Employee Information

  • Names
  • Job roles
  • Email addresses

Security Information

  • Firewall presence
  • Open ports
  • Running services

All this information helps testers build a detailed profile of the target system.

Tools for Information Gathering

Penetration testers rely on various tools to collect information efficiently.

Below are some widely used tools.

Nmap

Nmap is one of the most popular network scanning tools.

None

Key features include:

  • Port scanning
  • Service detection
  • Operating system detection

Example command:

nmap -A target.com

Wireshark

Wireshark is a powerful network traffic analysis tool.

It captures network packets and allows detailed inspection.

Security analysts use it to:

  • Detect suspicious traffic
  • Analyze communication protocols
  • Identify security weaknesses

Maltego

Maltego is a data mining and OSINT tool.

It helps visualize relationships between:

  • Domains
  • Email addresses
  • IP addresses
  • Organizations

Maltego is widely used in cyber investigations.

TheHarvester

TheHarvester collects emails and subdomains from public sources.

Example command:

theHarvester -d example.com -b google

This command searches Google for information related to the domain.

Shodan

Shodan is known as the search engine for internet-connected devices.

It can identify:

  • Servers
  • Cameras
  • IoT devices
  • Databases

Security researchers often use Shodan to detect exposed systems.

Real World Example of Information Gathering

Consider a scenario where a penetration tester is assigned to evaluate the security of a company website.

Target:

examplecompany.com

The tester performs the following steps:

  1. Perform Google searches for public information
  2. Identify domain ownership
  3. Discover subdomains
  4. Collect IP addresses
  5. Scan ports and services
  6. Identify technologies used

After analysis, the tester may discover:

  • The website runs WordPress
  • Port 22 (SSH) is open
  • Employee emails are publicly visible

These findings may lead to potential vulnerabilities.

Why Information Gathering is Critical

Information gathering is crucial for several reasons.

First, it helps testers understand the target environment.

Second, it identifies potential vulnerabilities before exploitation.

Third, it improves the efficiency of penetration testing.

Experienced ethical hackers often spend 40–60% of their time in the reconnaissance phase.

The more information collected, the easier it becomes to identify weaknesses.

Best Practices for Secure Organizations

Organizations should also understand how attackers gather information.

To reduce exposure, companies should:

  • Limit public exposure of sensitive data
  • Secure DNS records
  • Hide unnecessary server details
  • Monitor network scanning activities
  • Train employees against social engineering

By implementing these measures, organizations can significantly reduce attack risks.

Conclusion

Penetration testing plays a critical role in modern cybersecurity strategies.

Among all testing phases, information gathering is the most important foundation.

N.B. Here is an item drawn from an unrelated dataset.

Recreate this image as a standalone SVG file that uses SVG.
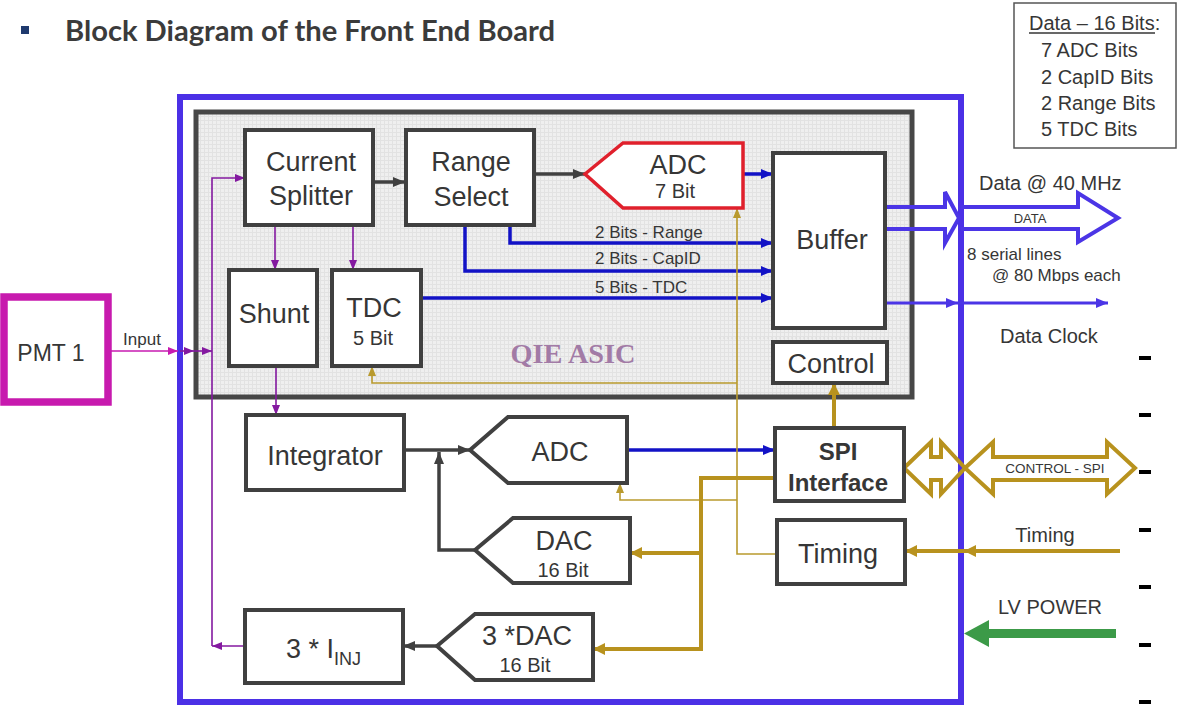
<svg xmlns="http://www.w3.org/2000/svg" width="1178" height="706" viewBox="0 0 1178 706">
<defs>
<style>
.box{fill:#fff;stroke:#404040;stroke-width:4}
.t{font-family:"Liberation Sans",Arial,sans-serif;fill:#363636;text-anchor:middle}
.s{text-anchor:start}
.f27{font-size:27px}
.f20{font-size:20px}
.f17{font-size:17px}
.dk{fill:none;stroke:#404040;stroke-width:3.5}
.bl{fill:none;stroke:#1212c6;stroke-width:3.5}
.pu{fill:none;stroke:#8419a0;stroke-width:1.6}
.gt{fill:none;stroke:#b99a2e;stroke-width:1.6}
.gk{fill:none;stroke:#b8921e;stroke-width:4}
.vb{fill:none;stroke:#4b35e6}
</style>
<pattern id="grid" width="4" height="4" patternUnits="userSpaceOnUse">
<rect width="4" height="4" fill="#efefef"/>
<path d="M0,0.5H4M0.5,0V4" stroke="#e2e2e2" stroke-width="1"/>
</pattern>
<marker id="a-dk" markerUnits="userSpaceOnUse" markerWidth="14" markerHeight="12" refX="12" refY="6" orient="auto"><path d="M0,1L12,6L0,11z" fill="#404040"/></marker>
<marker id="a-bl" markerUnits="userSpaceOnUse" markerWidth="14" markerHeight="12" refX="12" refY="6" orient="auto"><path d="M0,1L12,6L0,11z" fill="#1212c6"/></marker>
<marker id="a-vb" markerUnits="userSpaceOnUse" markerWidth="14" markerHeight="12" refX="12" refY="6" orient="auto"><path d="M0,1L12,6L0,11z" fill="#4b35e6"/></marker>
<marker id="a-pu" markerUnits="userSpaceOnUse" markerWidth="12" markerHeight="10" refX="10" refY="5" orient="auto"><path d="M0,1L10,5L0,9z" fill="#8419a0"/></marker>
<marker id="a-mg" markerUnits="userSpaceOnUse" markerWidth="12" markerHeight="10" refX="10" refY="5" orient="auto"><path d="M0,1L10,5L0,9z" fill="#c71ab0"/></marker>
<marker id="a-gt" markerUnits="userSpaceOnUse" markerWidth="12" markerHeight="10" refX="10" refY="5" orient="auto"><path d="M0,1L10,5L0,9z" fill="#b99a2e"/></marker>
<marker id="a-gk" markerUnits="userSpaceOnUse" markerWidth="14" markerHeight="14" refX="12" refY="7" orient="auto"><path d="M0,1L12,7L0,13z" fill="#b8921e"/></marker>
</defs>
<rect width="1178" height="706" fill="#fff"/>

<g id="title">
<rect x="21" y="26" width="8" height="8" fill="#1f3a6e"/>
<text x="65" y="41" font-family="Lato,'Open Sans',sans-serif" font-weight="700" font-size="28" fill="#3b3b3b" textLength="490" lengthAdjust="spacingAndGlyphs">Block Diagram of the Front End Board</text>
</g>

<g id="legend">
<rect x="1014" y="3" width="162" height="145" fill="#fff" stroke="#555" stroke-width="1.5"/>
<text class="t s f20" x="1029" y="30">Data – 16 Bits:</text>
<line x1="1029" y1="33" x2="1155" y2="33" stroke="#363636" stroke-width="1.4"/>
<text class="t s f20" x="1041" y="57">7 ADC Bits</text>
<text class="t s f20" x="1041" y="84">2 CapID Bits</text>
<text class="t s f20" x="1041" y="110">2 Range Bits</text>
<text class="t s f20" x="1041" y="136">5 TDC Bits</text>
</g>

<g id="board">
<rect x="180" y="97" width="781" height="605" fill="none" stroke="#4b30e6" stroke-width="6"/>
</g>

<g id="qie-asic">
<rect x="196" y="112" width="716" height="285" fill="url(#grid)" stroke="#474747" stroke-width="5"/>
<line x1="199" y1="338" x2="909" y2="338" stroke="#dadada" stroke-width="1" stroke-dasharray="2 2"/>
<text x="573" y="363" font-family="'Liberation Serif',serif" font-weight="700" font-size="28" fill="#a27ba6" text-anchor="middle" textLength="125" lengthAdjust="spacingAndGlyphs">QIE ASIC</text>
</g>

<g id="connectors">
<!-- dark -->
<path class="dk" d="M373,182H405" marker-end="url(#a-dk)"/>
<path class="dk" d="M534,174H585" marker-end="url(#a-dk)"/>
<path class="dk" d="M404,450H470" marker-end="url(#a-dk)"/>
<path class="dk" d="M475,550H439V452" stroke-width="4" marker-end="url(#a-dk)"/>
<path class="dk" d="M437,646H403" marker-end="url(#a-dk)"/>
<!-- blue -->
<path class="bl" d="M743,174H773" marker-end="url(#a-bl)"/>
<path class="bl" d="M510,225V243H773" marker-end="url(#a-bl)"/>
<path class="bl" d="M465,225V271H773" marker-end="url(#a-bl)"/>
<path class="bl" d="M421,298H773" marker-end="url(#a-bl)"/>
<path class="bl" d="M627,450H775" marker-end="url(#a-bl)"/>
<!-- purple / magenta -->
<path d="M108,351H178" fill="none" stroke="#c71ab0" stroke-width="1.6" marker-end="url(#a-mg)"/>
<path class="pu" d="M180,351H194" marker-end="url(#a-pu)"/>
<path class="pu" d="M194,351H212" marker-end="url(#a-pu)"/>
<path class="pu" d="M212,646V178H245" marker-end="url(#a-pu)"/>
<path class="pu" d="M245,646H212" marker-end="url(#a-pu)"/>
<path class="pu" d="M275,225V270" marker-end="url(#a-pu)"/>
<path class="pu" d="M353,225V270" marker-end="url(#a-pu)"/>
<path class="pu" d="M276,366V415" marker-end="url(#a-pu)"/>
<!-- gold thin -->
<path class="gt" d="M777,554H737V208" marker-end="url(#a-gt)"/>
<path class="gt" d="M737,383H372V366" marker-end="url(#a-gt)"/>
<path class="gt" d="M737,500H620V483" marker-end="url(#a-gt)"/>
<!-- gold thick -->
<path class="gk" d="M775,478H701V649H593" marker-end="url(#a-gk)"/>
<path class="gk" d="M701,553H630" marker-end="url(#a-gk)"/>
<path class="gk" d="M834,428V383" marker-end="url(#a-gk)"/>
<path class="gk" d="M1120,551H964" marker-end="url(#a-gk)"/>
<path class="gk" d="M964,551H905" marker-end="url(#a-gk)"/>
<!-- data outputs -->
<path class="vb" stroke-width="4" d="M886,207H945V192L959,218L945,243V229H886"/>
<path class="vb" stroke-width="4" d="M961,207H1078V193L1118,218L1078,242V229H961"/>
<path class="vb" stroke-width="3" d="M886,303H958" marker-end="url(#a-vb)"/>
<path class="vb" stroke-width="3" d="M958,303H1108" marker-end="url(#a-vb)"/>
<!-- control - spi -->
<polygon points="904,468 931,442 931,457 941,457 941,442 965,468 941,494 941,480 931,480 931,494" fill="none" stroke="#b8921e" stroke-width="4"/>
<polygon points="965,468 993,442 993,457 1107,457 1107,442 1135,468 1107,494 1107,480 993,480 993,494" fill="none" stroke="#b8921e" stroke-width="4"/>
<!-- LV power -->
<polygon points="1116,629 989,629 989,620 964,633.5 989,647 989,638 1116,638" fill="#3c9a48"/>
</g>

<g id="labels">
<text class="t f17" x="142" y="345">Input</text>
<text class="t s f17" x="595" y="238">2 Bits - Range</text>
<text class="t s f17" x="595" y="264">2 Bits - CapID</text>
<text class="t s f17" x="595" y="293">5 Bits - TDC</text>
<text class="t s f20" x="979" y="190">Data @ 40 MHz</text>
<text class="t" x="1030" y="223" font-size="13">DATA</text>
<text class="t s f17" x="967" y="260">8 serial lines</text>
<text class="t s f17" x="992" y="281">@ 80 Mbps each</text>
<text class="t s f20" x="1000" y="343">Data Clock</text>
<text class="t" x="1055" y="473" font-size="13.5">CONTROL - SPI</text>
<text class="t f20" x="1045" y="542">Timing</text>
<text class="t f20" x="1050" y="614">LV POWER</text>
</g>

<g id="dashes" fill="#000">
<rect x="1139" y="356" width="12" height="4"/>
<rect x="1139" y="413" width="12" height="4"/>
<rect x="1139" y="470" width="12" height="4"/>
<rect x="1139" y="528" width="12" height="4"/>
<rect x="1139" y="585" width="12" height="4"/>
<rect x="1139" y="643" width="12" height="4"/>
<rect x="1139" y="700" width="12" height="4"/>
</g>

<g id="pmt1">
<rect x="4" y="297" width="104" height="105" fill="#fff" stroke="#c71aae" stroke-width="7.5"/>
<text class="t" x="51" y="361" font-size="23">PMT 1</text>
</g>
<g id="current-splitter">
<rect class="box" x="245" y="130" width="128" height="95"/>
<text class="t f27" x="311" y="171">Current</text>
<text class="t f27" x="311" y="205">Splitter</text>
</g>
<g id="range-select">
<rect class="box" x="406" y="130" width="128" height="95"/>
<text class="t f27" x="471" y="171">Range</text>
<text class="t f27" x="471" y="206">Select</text>
</g>
<g id="adc-7bit">
<polygon points="585,174 623,143 743,143 743,208 623,208" fill="#fff" stroke="#e0202c" stroke-width="3.5"/>
<text class="t f27" x="678" y="174">ADC</text>
<text class="t f20" x="675" y="198">7 Bit</text>
</g>
<g id="buffer">
<rect class="box" x="773" y="153" width="112" height="175"/>
<text class="t f27" x="832" y="249">Buffer</text>
</g>
<g id="shunt">
<rect class="box" x="229" y="270" width="88" height="96"/>
<text class="t f27" x="274" y="323">Shunt</text>
</g>
<g id="tdc">
<rect class="box" x="332" y="270" width="89" height="96"/>
<text class="t f27" x="374" y="317">TDC</text>
<text class="t f20" x="373" y="345">5 Bit</text>
</g>
<g id="control">
<rect class="box" x="773" y="342" width="114" height="41"/>
<text class="t f27" x="831" y="373">Control</text>
</g>
<g id="integrator">
<rect class="box" x="246" y="415" width="158" height="75"/>
<text class="t f27" x="325" y="465">Integrator</text>
</g>
<g id="adc">
<polygon class="box" points="470,450 508,417 627,417 627,483 508,483"/>
<text class="t f27" x="560" y="461">ADC</text>
</g>
<g id="dac">
<polygon class="box" points="475,550 513,518 630,518 630,583 513,583"/>
<text class="t f27" x="564" y="550">DAC</text>
<text class="t f20" x="563" y="577">16 Bit</text>
</g>
<g id="dac3">
<polygon class="box" points="437,646 475,614 593,614 593,680 475,680"/>
<text class="t f27" x="527" y="645">3 *DAC</text>
<text class="t f20" x="525" y="672">16 Bit</text>
</g>
<g id="iinj">
<rect class="box" x="245" y="610" width="158" height="73"/>
<text class="t s f27" x="286" y="658">3 * I<tspan font-size="18" dy="7">INJ</tspan></text>
</g>
<g id="spi-interface">
<rect class="box" x="775" y="428" width="129" height="73"/>
<text class="t" x="838" y="460" font-size="24" font-weight="700">SPI</text>
<text class="t" x="838" y="491" font-size="24" font-weight="700">Interface</text>
</g>
<g id="timing">
<rect class="box" x="777" y="520" width="128" height="64"/>
<text class="t f27" x="838" y="563">Timing</text>
</g>
</svg>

Without proper reconnaissance, identifying vulnerabilities becomes extremely difficult.

By using passive and active information gathering techniques, security professionals can collect valuable intelligence about target systems.

Tools such as Nmap, Wireshark, Maltego, and Shodan help automate and enhance the reconnaissance process.

Organizations must also understand these techniques so they can protect their systems from potential attackers.

Cybersecurity is not only about defending systems but also about understanding how attacks work and preparing against them.